Business Analysis—An Introduction

Everywhere we look today there is data. From a small business start-up to huge industrial settlements, data is generated in huge amounts. Analysis of this data can give very important outcomes. Analysis of this data, however, is broad and can be done in countless different ways. Business analytics involves using tools and techniques to turn data into useful business insights. This data can be in the form of spreadsheets, traditional business data sources, or in general large amount of data generated on all the social media platforms like Twitter, Facebook, or from other platforms.
Data is being generated steadily on all such platforms. We use several tools and techniques like statistical modelling and machine learning, with the hope that this will help us gain meaningful insights and draw the required inference from the data. There are a lot of buzzwords these days that closely resemble the meaning of the term business analytics – like Business Intelligence, Decision Science and Data Science but they all ultimately convey the same idea, that is, turn data into meaningful business insights. However, this data that is obtained cannot often be used directly for our analysis. There is a lot of noise in the data that we get. For the purpose of analysis, we need to clean that data before any technique of data analysis can be applied to it.
There are many types of analytics. Descriptive analytics deals with what happened. We look at historical accounts and information to analyze what happened. For instance, historical sales data of a sick company to figure out why the company became sick. Then there is predictive analytics which deals with what might happen. It essentially deals with the idea of forecasting and policy-making where we build statistical models to be able to analyse the future course of events. Lastly, there is prescriptive analytics. This gives solutions or future course of action. It uses certain descriptive and predictive analytics tools to identify and model the future. We might recommend decisions based on certain optimisation models and/or simulation. Each of these three types of analytics is important, but it gets more value-added as we go down the list.
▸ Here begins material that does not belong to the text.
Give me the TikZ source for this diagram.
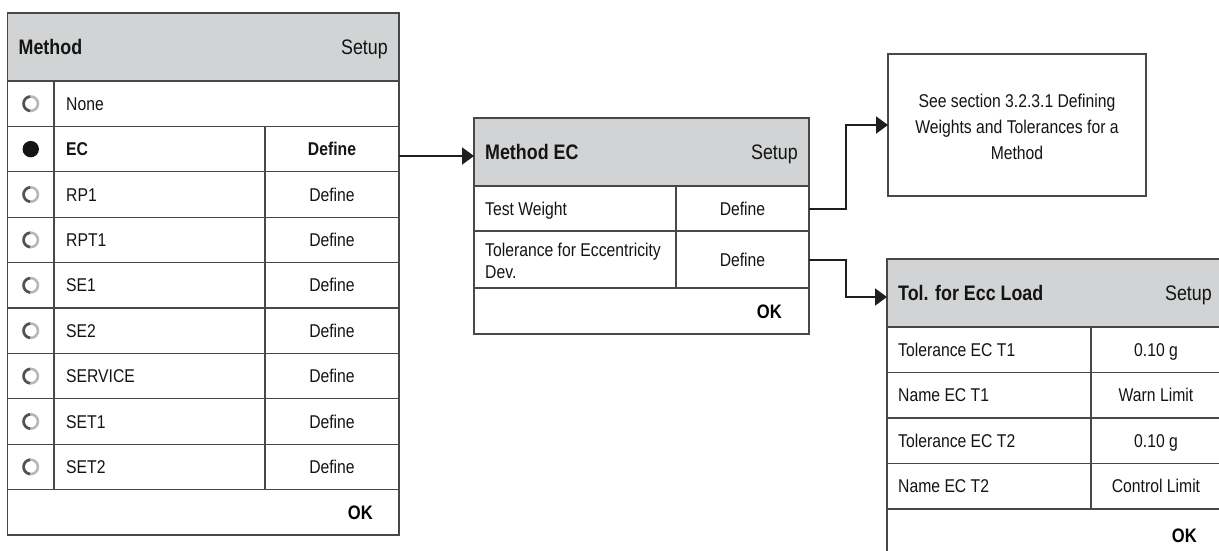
\documentclass[tikz,border=0pt]{standalone}
\usepackage{fontspec}
\setmainfont{Liberation Sans}[FakeStretch=0.85]
\usetikzlibrary{arrows.meta}
\definecolor{bc}{RGB}{72,72,72}
\definecolor{hd}{RGB}{209,211,212}
\definecolor{tx}{RGB}{20,20,20}
\newcommand\radioempty[1]{%
  \draw[line width=2.6pt, black!28] (#1) circle[radius=7.2];
  \draw[line width=2.6pt, black!68] (#1) ++(95:7.2) arc[start angle=95,end angle=265,radius=7.2];}
\newcommand\radiofull[1]{\fill[black!92] (#1) circle[radius=8.2];}
\tikzset{
  cellbox/.style={draw=bc, line width=1.3pt, inner sep=0pt, outer sep=0pt, anchor=north west},
  hdcell/.style={cellbox, fill=hd},
  txt/.style={inner sep=0pt, text=tx, font=\fontsize{18.5}{22}\selectfont, text height=13.2pt, text depth=0pt},
  btxt/.style={txt, font=\fontsize{18.5}{22}\selectfont\bfseries},
  hdtxt/.style={inner sep=0pt, text=tx, font=\fontsize{21}{24}\selectfont, text height=15pt, text depth=0pt},
  hdbtxt/.style={hdtxt, font=\fontsize{21}{24}\selectfont\bfseries},
  oktxt/.style={inner sep=0pt, text=black, font=\fontsize{19.5}{22}\selectfont\bfseries, text height=14pt, text depth=0pt},
  conn/.style={draw=black!88, line width=2pt, -{Triangle[length=12pt,width=17pt]}},
}
\newcommand\cell[6][cellbox]{\node[#1, minimum width={(#5)-(#3)}, minimum height={(#6)-(#4)}] (#2) at (#3,#4) {};}
\begin{document}
\begin{tikzpicture}[x=1pt,y=-1pt]
\useasboundingbox (0,0) rectangle (1219,550);
\clip (0,0) rectangle (1219,550);
\fill[white] (0,0) rectangle (1219,550);

% ---------------- left panel ----------------
\cell[hdcell]{L0}{7.5}{13}{399}{81}
\node[hdbtxt, anchor=west] (tL0a) at ([xshift=11pt]L0.west) {Method};
\node[hdtxt, anchor=east] (tL0b) at ([xshift=-11pt]L0.east) {Setup};
% None row
\cell{Lr1}{7.5}{81}{54}{126.4}
\cell{Ll1}{54}{81}{399}{126.4}
\radioempty{Lr1.center}
\node[txt, anchor=west] (tNone) at ([xshift=12pt]Ll1.west) {None};
% EC row
\cell{Lr2}{7.5}{126.4}{54}{171.8}
\cell{Ll2}{54}{126.4}{265}{171.8}
\cell{Ld2}{265}{126.4}{399}{171.8}
\radiofull{Lr2.center}
\node[btxt, anchor=west] (tEC) at ([xshift=12pt]Ll2.west) {EC};
\node[btxt] (tECd) at (Ld2.center) {Define};
% other rows
\foreach \nm [count=\i from 3] in {RP1,RPT1,SE1,SE2,SERVICE,SET1,SET2}{
  \pgfmathsetmacro\ya{81+(\i-1)*45.4}
  \pgfmathsetmacro\yb{81+\i*45.4}
  \cell{Lr\i}{7.5}{\ya}{54}{\yb}
  \cell{Ll\i}{54}{\ya}{265}{\yb}
  \cell{Ld\i}{265}{\ya}{399}{\yb}
  \radioempty{Lr\i.center}
  \node[txt, anchor=west] (tL\i) at ([xshift=12pt]Ll\i.west) {\nm};
  \node[txt] (tD\i) at (Ld\i.center) {Define};
}
\cell{Lok}{7.5}{489.6}{399}{535}
\node[oktxt, anchor=east] (tLok) at ([xshift=-26pt]Lok.east) {OK};

% ---------------- middle panel ----------------
\cell[hdcell]{M0}{474}{118}{809}{186}
\node[hdbtxt, anchor=west] (tM0a) at ([xshift=11pt]M0.west) {Method EC};
\node[hdtxt, anchor=east] (tM0b) at ([xshift=-11pt]M0.east) {Setup};
\cell{Ml1}{474}{186}{676}{231}
\cell{Md1}{676}{186}{809}{231}
\node[txt, anchor=west] (tTW) at ([xshift=11pt]Ml1.west) {Test Weight};
\node[txt] (tMd1) at (Md1.center) {Define};
\cell{Ml2}{474}{231}{676}{288}
\cell{Md2}{676}{231}{809}{288}
\node[inner sep=0pt, text=tx, font=\fontsize{18.5}{22}\selectfont, align=left, anchor=west] (tTol) at ([xshift=11pt,yshift=-1pt]Ml2.west) {Tolerance for Eccentricity\\Dev.};
\node[txt] (tMd2) at (Md2.center) {Define};
\cell{Mok}{474}{288}{809}{334}
\node[oktxt, anchor=east] (tMok) at ([xshift=-27pt]Mok.east) {OK};

% ---------------- reference box ----------------
\cell{See}{888}{54}{1146}{196}
\node[inner sep=0pt, text=tx, font=\fontsize{18.5}{26}\selectfont, align=center] (tSee) at ([yshift=-2pt]See.center) {See section 3.2.3.1 Defining\\Weights and Tolerances for a\\Method};

% ---------------- right panel ----------------
\cell[hdcell]{R0}{887}{259}{1221}{327}
\node[hdbtxt, anchor=west] (tR0a) at ([xshift=11pt]R0.west) {Tol. for Ecc Load};
\node[hdtxt, anchor=east] (tR0b) at ([xshift=-9pt]R0.east) {Setup};
\foreach \lab/\val [count=\i] in {Tolerance EC T1/0.10 g, Name EC T1/Warn Limit, Tolerance EC T2/0.10 g, Name EC T2/Control Limit}{
  \pgfmathsetmacro\ya{327+(\i-1)*45.5}
  \pgfmathsetmacro\yb{327+\i*45.5}
  \cell{Rl\i}{887}{\ya}{1091}{\yb}
  \cell{Rv\i}{1091}{\ya}{1221}{\yb}
  \node[txt, anchor=west] (tRl\i) at ([xshift=11pt]Rl\i.west) {\lab};
  \node[txt] (tRv\i) at (Rv\i.center) {\val};
}
\cell{Rok}{887}{509}{1221}{556}
\node[oktxt, anchor=east] (tRok) at ([xshift=-24pt,yshift=-3pt]Rok.east) {OK};

% ---------------- connectors ----------------
\coordinate (a1) at (399,156);
\draw[conn] (a1) -- (M0.west |- a1);
\coordinate (k1) at (846,0);
\draw[conn] (Md1.east) -| (k1 |- See.west) -- (See.west);
\coordinate (a3) at (887,297);
\draw[conn] (Md2.east) -| (k1 |- a3) -- (a3);
\end{tikzpicture}
\end{document}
The most important step in analytics is, to begin with a business problem that we are trying to solve. Like, the optimum price to boost revenue, or how to gain more customers by customising the product, or how to solve certain infrastructural bottlenecks in the supply chain, etc. The next step is to plan the work. Estimation of the effort that will be required to analyse the data obtained is important. Then we build a business case to put all this together, to get the support of the leadership. After this part of the business problem is sorted, we need to begin by asking questions about the data we want.
First, is it possible to obtain the data, because if there no data availability, then there is no point even thinking of analysis. Second, if the data is available, then what is the quality of the data, whether it is very noisy and beyond cleaning or can it be cleaned and made fit for statistical modelling. Most data obtained from real-world scenarios are often very noisy and need immense cleaning. Next, we also need to worry about the type and level of data – whether it is an individual basis or macro-level data. There are a lot of other problem-specific and method-specific points that we need to keep in mind before we can start the analysis.
Thus, once we have figured out the problems of the way to solve it and the possible sources of data and estimated the cost of analysis and interpretation, we can begin with the actual exercise. The first and most important thing is to get the data. Once we get the data, we need to store it safely and clean it thoroughly to get proper and unbiased results from our fitted models. After that is the actual process of analysis, model fitting, visualising the fitted models and finally, forecasting from these models.
There can be no scenario imagined which doesn’t involve the analysis of data in its different forms. A huge amount of data is being created at every juncture every single day. The mere size of this data makes it impossible for us to be able to handle or analyze and make sense of the data manually without the use of proper data analysis tools and techniques. Thus, it wouldn’t be wrong to say that analytics is our present, and our future as well.